Vancouver’s skyline -- and its Olympic stadium -- will never be the same.
The air-supported, fabric roof at 1983-opened B.C. Place Stadium was deflated May 4 to make way for a $444 million retractable roof.
The 60,000-seat stadium hosted the opening, closing and victory ceremonies for the Vancouver Olympics. In spring 2008, the provincial government considered replacing the roof before the Games, but decided to delay the work until afterward because of cost worries. Replacement became a priority because of the Jan. 5, 2007 rip and collapse following a snowstorm. Management neglected to heat the roof.
"I don’t know that our (Olympic) bid would have been successful if we hadn’t had a facility like this available to us and certainly I don’t think we would’ve built one specifically for the Games," said David Podmore, chairman of B.C. Pavilion Corporation, the taxpayer-owned company that operates the building.
The total bill for the retractable roof and renovations is $546 million. It was originally announced as $354 million in January 2009.
Podmore and B.C. tourism minister Kevin Krueger deactivated the fan system at 11 a.m. Within 48 minutes, the roof disappeared from the skyline and was inverted. Most of the fabric will be sent to Minneapolis for repurposing into tarps, bags and floor coverings. A portion will be kept at the B.C. Sports Hall of Fame.

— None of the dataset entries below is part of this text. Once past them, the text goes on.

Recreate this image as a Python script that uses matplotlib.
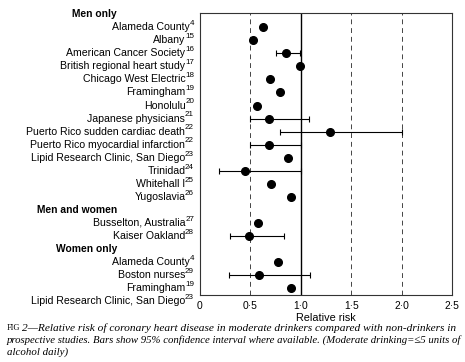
import numpy as np
import matplotlib
matplotlib.use("Agg")
import matplotlib.pyplot as plt
from matplotlib.transforms import blended_transform_factory, offset_copy

plt.rcParams["font.family"] = ["Liberation Sans", "DejaVu Sans"]

# data
groups = ["Men only", "Men and women", "Women only"]
men_studies = ["Alameda County", "Albany", "American Cancer Society",
               "British regional heart study", "Chicago West Electric",
               "Framingham", "Honolulu", "Japanese physicians",
               "Puerto Rico sudden cardiac death",
               "Puerto Rico myocardial infarction",
               "Lipid Research Clinic, San Diego", "Trinidad", "Whitehall I",
               "Yugoslavia"]
men_refs = [4, 15, 16, 17, 18, 19, 20, 21, 22, 22, 23, 24, 25, 26]
men_rr = [0.63, 0.53, 0.85, 0.99, 0.69, 0.79, 0.57, 0.68, 1.29, 0.68, 0.87,
          0.45, 0.70, 0.90]
men_lo = [np.nan, np.nan, 0.75, np.nan, np.nan, np.nan, np.nan, 0.50, 0.79,
          0.50, np.nan, 0.19, np.nan, np.nan]
men_hi = [np.nan, np.nan, 0.99, np.nan, np.nan, np.nan, np.nan, 1.08, 2.00,
          1.00, np.nan, 1.00, np.nan, np.nan]

mw_studies = ["Busselton, Australia", "Kaiser Oakland"]
mw_refs = [27, 28]
mw_rr = [0.58, 0.49]
mw_lo = [np.nan, 0.30]
mw_hi = [np.nan, 0.83]

women_studies = ["Alameda County", "Boston nurses", "Framingham",
                 "Lipid Research Clinic, San Diego"]
women_refs = [4, 29, 19, 23]
women_rr = [0.77, 0.59, 0.90, 0.39]
women_lo = [np.nan, 0.29, np.nan, np.nan]
women_hi = [np.nan, 1.09, np.nan, np.nan]

xticks = [0, 0.5, 1.0, 1.5, 2.0, 2.5]
xtick_labels = ["0", "0·5", "1·0", "1·5", "2·0", "2·5"]

fig = plt.figure(figsize=(4.65, 3.62), dpi=100)
ax = fig.add_axes([0.430, 0.185, 0.542, 0.779])
renderer = fig.canvas.get_renderer()

lab_tr = blended_transform_factory(fig.transFigure, ax.transData)
sup_tr = offset_copy(lab_tr, fig=fig, x=0, y=2.6, units="points")

row = 0
all_sets = [(men_studies, men_refs, men_rr, men_lo, men_hi),
            (mw_studies, mw_refs, mw_rr, mw_lo, mw_hi),
            (women_studies, women_refs, women_rr, women_lo, women_hi)]
for g, (names, refs, rr, lo, hi) in zip(groups, all_sets):
    ax.text(117 / 465, row, g, transform=lab_tr, ha="right", va="center",
            fontsize=7.4, fontweight="bold", clip_on=False)
    row += 1
    for n, r, v, l, h in zip(names, refs, rr, lo, hi):
        sup = ax.text(194 / 465, row, str(r), transform=sup_tr, ha="right",
                      va="center", fontsize=5.8, clip_on=False)
        w = sup.get_window_extent(renderer).width
        ax.text((194.3 - w) / 465, row, n, transform=lab_tr,
                ha="right", va="center", fontsize=7.6, clip_on=False)
        if not np.isnan(l):
            ax.errorbar([v], [row], xerr=[[v - l], [h - v]], fmt="none",
                        ecolor="black", elinewidth=0.8, capsize=2.5,
                        capthick=0.8, zorder=3)
        ax.plot([v], [row], "o", color="black", markersize=5.5, zorder=4)
        row += 1

# reference lines
ax.axvline(1.0, color="black", linewidth=1.0, zorder=1)
for xv in [0.5, 1.5, 2.0]:
    ax.axvline(xv, color="#444444", linewidth=0.7, linestyle=(0, (5, 4)),
               zorder=1)

ax.set_xlim(0, 2.5)
ax.set_ylim(21.55, -0.1)
ax.set_yticks([])
ax.set_xticks(xticks)
ax.set_xticklabels(xtick_labels, fontsize=7.4)
ax.tick_params(axis="x", length=0, pad=4)
ax.set_xlabel("Relative risk", fontsize=7.8, labelpad=2)
for s in ax.spines.values():
    s.set_linewidth(0.8)
    s.set_color("#333333")

# caption
cap_kw = dict(family="Liberation Serif", style="italic",
              ha="left", va="center")
fig.text(7 / 465, 1 - 328 / 362, "FIG", fontsize=6.0,
         family="Liberation Serif", ha="left", va="center")
fig.text(22 / 465, 1 - 328 / 362,
         "2—Relative risk of coronary heart disease in moderate drinkers"
         " compared with non-drinkers in", fontsize=8.2, **cap_kw)
fig.text(7 / 465, 1 - 340 / 362,
         "prospective studies. Bars show 95% confidence interval where"
         " available. (Moderate drinking=≤5 units of", fontsize=7.75, **cap_kw)
fig.text(7 / 465, 1 - 352 / 362, "alcohol daily)", fontsize=7.8, **cap_kw)

fig.savefig("out.png", dpi=100)
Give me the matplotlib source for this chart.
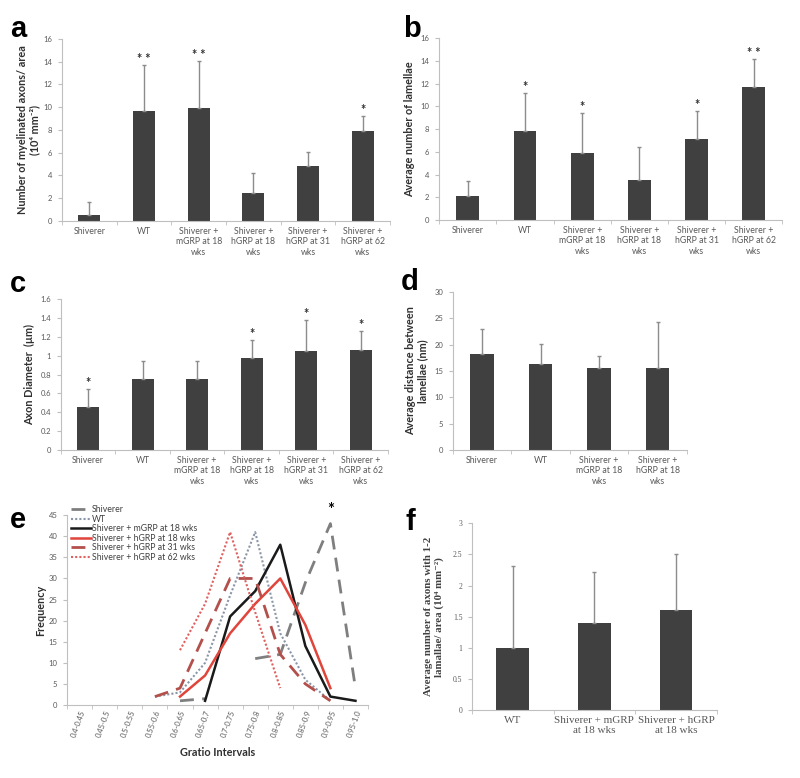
import numpy as np
import matplotlib
matplotlib.use("Agg")
import matplotlib.pyplot as plt

plt.rcParams['font.family'] = ['Lato', 'DejaVu Sans']

# panel a-d categories
groups6 = ["Shiverer", "WT", "Shiverer +\nmGRP at 18\nwks", "Shiverer +\nhGRP at 18\nwks",
           "Shiverer +\nhGRP at 31\nwks", "Shiverer +\nhGRP at 62\nwks"]
groups4 = groups6[:4]
groups_f = ["WT", "Shiverer + mGRP\nat 18 wks", "Shiverer + hGRP\nat 18 wks"]

# a: myelinated axons / area
a_mean = [0.5, 9.65, 9.95, 2.45, 4.85, 7.9]
a_sd = [1.17, 4.05, 4.15, 1.8, 1.25, 1.3]
a_sig = ["", "**", "**", "", "", "*"]

# b: number of lamellae
b_mean = [2.14, 7.84, 5.87, 3.5, 7.16, 11.74]
b_sd = [1.29, 3.36, 3.58, 2.96, 2.44, 2.46]
b_sig = ["", "*", "*", "", "*", "**"]

# c: axon diameter
c_mean = [0.46, 0.75, 0.757, 0.977, 1.05, 1.06]
c_sd = [0.19, 0.195, 0.19, 0.19, 0.33, 0.205]
c_sig = ["*", "", "", "*", "*", "*"]

# d: distance between lamellae
d_mean = [18.2, 16.3, 15.5, 15.6]
d_sd = [4.8, 3.8, 2.3, 8.7]

# f: axons with 1-2 lamellae
f_mean = [1.0, 1.39, 1.6]
f_sd = [1.32, 0.83, 0.9]

# e: g-ratio histogram
gratio = ["0.4-0.45", "0.45-0.5", "0.5-0.55", "0.55-0.6", "0.6-0.65", "0.65-0.7",
          "0.7-0.75", "0.75-0.8", "0.8-0.85", "0.85-0.9", "0.9-0.95", "0.95-1.0"]
nan = np.nan
e_shiverer = [nan, nan, nan, nan, 1, 1.5, nan, 11, 12, 29, 43, 4]
e_wt = [nan, nan, nan, 2, 3, 10, 26, 41, 17, 6, 1, nan]
e_m18 = [nan, nan, nan, nan, nan, 1, 21, 27, 38, 14, 2, 1]
e_h18 = [nan, nan, nan, nan, 2, 7, 17, 24, 30, 19, 4, nan]
e_h31 = [nan, nan, nan, 2, 4, 17, 30, 30, 12, 5, 1, nan]
e_h62 = [nan, nan, nan, nan, 13, 24, 41, 22, 4, nan, nan, nan]

BAR = "#404040"
AXC = "#bfbfbf"
TXT = "#595959"


def style_axes(ax, n):
    for s in ["top", "right"]:
        ax.spines[s].set_visible(False)
    ax.spines["left"].set_color(AXC)
    ax.spines["bottom"].set_color(AXC)
    ax.set_xlim(-0.5, n - 0.5)
    ax.set_xticks(np.arange(-0.5, n), minor=True)
    ax.tick_params(axis="x", which="major", length=0, pad=4)
    ax.tick_params(axis="x", which="minor", length=3, color=AXC)
    ax.tick_params(axis="y", length=3, color=AXC, labelsize=5.5, labelcolor=TXT, pad=4)


def bar_panel(ax, labels, mean, sd, sig, ymax, step, ylabel, fmt=None, pad=4):
    x = np.arange(len(labels))
    ax.bar(x, mean, width=0.4, color=BAR)
    ax.errorbar(x, mean, yerr=[np.zeros(len(sd)), sd], fmt="none", ecolor="#8c8c8c",
                elinewidth=1, capsize=1.5, capthick=1)
    style_axes(ax, len(labels))
    ax.set_ylim(0, ymax)
    ticks = np.arange(0, ymax + step / 2, step)
    ax.set_yticks(ticks)
    if fmt:
        ax.set_yticklabels([fmt(t) for t in ticks])
    ax.set_xticks(x)
    ax.set_xticklabels(labels, fontsize=6.3, color=TXT, linespacing=1.25)
    ax.set_ylabel(ylabel, fontsize=7.8, fontweight="bold", color="#303030", labelpad=pad)
    if sig:
        for xi, m, s, st in zip(x, mean, sd, sig):
            if st:
                ax.annotate(st.replace("**", "* *"), (xi, m + s), xytext=(0, 0),
                            textcoords="offset points", ha="center", va="bottom",
                            fontsize=9, fontweight="bold", color="#303030")


fig = plt.figure(figsize=(8, 7.78), dpi=100)

ax_a = fig.add_axes([0.0775, 0.716, 0.41, 0.234])
bar_panel(ax_a, groups6, a_mean, a_sd, a_sig, 16, 2,
          "Number of myelinated axons/ area\n(10\u2074 mm\u207b\u00b2)", pad=2)

ax_b = fig.add_axes([0.549, 0.717, 0.429, 0.234])
bar_panel(ax_b, groups6, b_mean, b_sd, b_sig, 16, 2, "Average number of lamellae")

ax_c = fig.add_axes([0.076, 0.4216, 0.409, 0.194])
bar_panel(ax_c, groups6, c_mean, c_sd, c_sig, 1.6, 0.2, "Axon Diameter  (\u00b5m)",
          fmt=lambda t: f"{t:g}")

ax_d = fig.add_axes([0.566, 0.4216, 0.2925, 0.203])
bar_panel(ax_d, groups4, d_mean, d_sd, None, 30, 5, "Average distance between\nlamellae (nm)")

# f uses a serif font
ax_f = fig.add_axes([0.59, 0.0874, 0.306, 0.240])
xf = np.arange(len(groups_f))
ax_f.bar(xf, f_mean, width=0.4, color=BAR)
ax_f.errorbar(xf, f_mean, yerr=[np.zeros(3), f_sd], fmt="none", ecolor="#8c8c8c",
              elinewidth=1, capsize=1.5, capthick=1)
style_axes(ax_f, 3)
ax_f.set_ylim(0, 3)
ax_f.set_yticks(np.arange(0, 3.01, 0.5))
ax_f.set_yticklabels(["0", "0.5", "1", "1.5", "2", "2.5", "3"], family="Liberation Serif")
ax_f.set_xticks(xf)
ax_f.set_xticklabels(groups_f, fontsize=8, color=TXT, family="Liberation Serif")
ax_f.set_ylabel("Average number of axons with 1-2\nlamallae/ area (10\u2074 mm\u207b\u00b2)",
                fontsize=7.8, fontweight="bold", color="#404040",
                family=["Liberation Serif", "DejaVu Serif"], labelpad=6)

# e: line plot
ax_e = fig.add_axes([0.084, 0.0938, 0.376, 0.244])
xe = np.arange(len(gratio))
ax_e.plot(xe, e_shiverer, color="#7f7f7f", lw=2, ls=(0, (5, 3)), label="Shiverer")
ax_e.plot(xe, e_wt, color="#8a96a8", lw=1.5, ls=(0, (1, 1)), label="WT")
ax_e.plot(xe, e_m18, color="#1a1a1a", lw=1.8, label="Shiverer + mGRP at 18 wks")
ax_e.plot(xe, e_h18, color="#e0443a", lw=1.8, label="Shiverer + hGRP at 18 wks")
ax_e.plot(xe, e_h31, color="#b3504c", lw=2, ls=(0, (5, 3)), label="Shiverer + hGRP at 31 wks")
ax_e.plot(xe, e_h62, color="#e06060", lw=1.5, ls=(0, (1, 1)), label="Shiverer + hGRP at 62 wks")
style_axes(ax_e, len(gratio))
ax_e.set_ylim(0, 45)
ax_e.set_yticks(np.arange(0, 46, 5))
ax_e.set_xticks(xe)
ax_e.set_xticklabels(gratio, rotation=70, ha="right", va="top", rotation_mode="anchor",
                     fontsize=5.5, color=TXT)
ax_e.tick_params(axis="x", which="major", pad=3)
ax_e.set_ylabel("Frequency", fontsize=7.8, fontweight="bold", color="#303030", labelpad=2)
ax_e.set_xlabel("Gratio Intervals", fontsize=7.8, fontweight="bold", color="#303030", labelpad=6)
ax_e.annotate("*", (10, 43), xytext=(0, 4), textcoords="offset points", ha="center",
              va="bottom", fontsize=12, fontweight="bold", annotation_clip=False)
ax_e.legend(loc="upper left", bbox_to_anchor=(0.0, 1.07), frameon=False, fontsize=6.3,
            labelspacing=0.05, handlelength=2.3, handletextpad=0.1, borderaxespad=0,
            labelcolor="#404040")

# panel letters
for letter, x, y in [("a", 10, 37), ("b", 403, 37), ("c", 10, 292), ("d", 401, 290),
                     ("e", 10, 528), ("f", 405, 530)]:
    fig.text(x / 800, 1 - y / 778, letter, fontsize=21, fontweight="bold",
             family=["Liberation Sans", "DejaVu Sans"], ha="left", va="baseline")

fig.savefig("out.png", dpi=100)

Montreal’s Olympic Stadium opened unfinished in 1976. Its retractable roof malfunctioned and was replaced with a fixed system. Toronto’s Rogers Centre, formerly the SkyDome, opened in 1989 as the first fully functional retractable roof stadium in North America. It will host ceremonies for the 2015 Pan American Games.
Widow Speaks Out
The widow of an Olympic Bus Network driver who died after a heart attack at the wheel Feb. 22 said VANOC never contacted her to offer condolences.
"Their priorities had to be to make sure everythingwent good for the competitors, and not worry about just a bus driver," said Jeanette Roberge. "I didn’t expect to hear from them."
Her 71-year-old husband Dale Roberge had been assigned a day before his death to shuttle other drivers between the bus yard and their motels. He was driving five other drivers before dawn Feb. 22 when he suffered the fatal heart attack. One of the other drivers quickly steered the bus to safety.
The Roberges were career bus drivers from Minneapolis who also drove at the 2002 Games. They arrived in Vancouver 10 days earlier and were driving decommissioned transit buses on the route between Lonsdale Quay and Cypress Mountain and staying with other drivers at a hotel in Langley, B.C. They were hoping to save money for a trip to Australia, but Dale died three weeks before their 50th wedding anniversary.
"He was a sweet, humble person, just a darling person," Jeannette said.
Gameday Management president Tony Vitrano said VANOC paid to ship Roberge’s body to Minneapolis where a funeral was held March 5. The RCMP declined to release Roberge’s name, citing the family’s wish for privacy. Jeanette, however, said she was never asked.
Roberge was the only known Games worker to die during Vancouver 2010.
Fan-to-Fan Patience
Thousands of people who sold tickets through Vancouver2010.com are supposed to receive checks from VANOC in the first week of May. The fan-to-fan marketplace was set-up to thwart scalpers and to help VANOC earn revenue. Prices were not limited, but VANOC took a 20% cut of each transaction. It originally said payments would be delivered in April.
Checks are also on the way for a few hundred people owed refunds for cancelled Cypress or Paralympic alpine tickets, said vice-president of communications Renee Smith-Valade.
With reporting from Bob Mackin in Vancouver.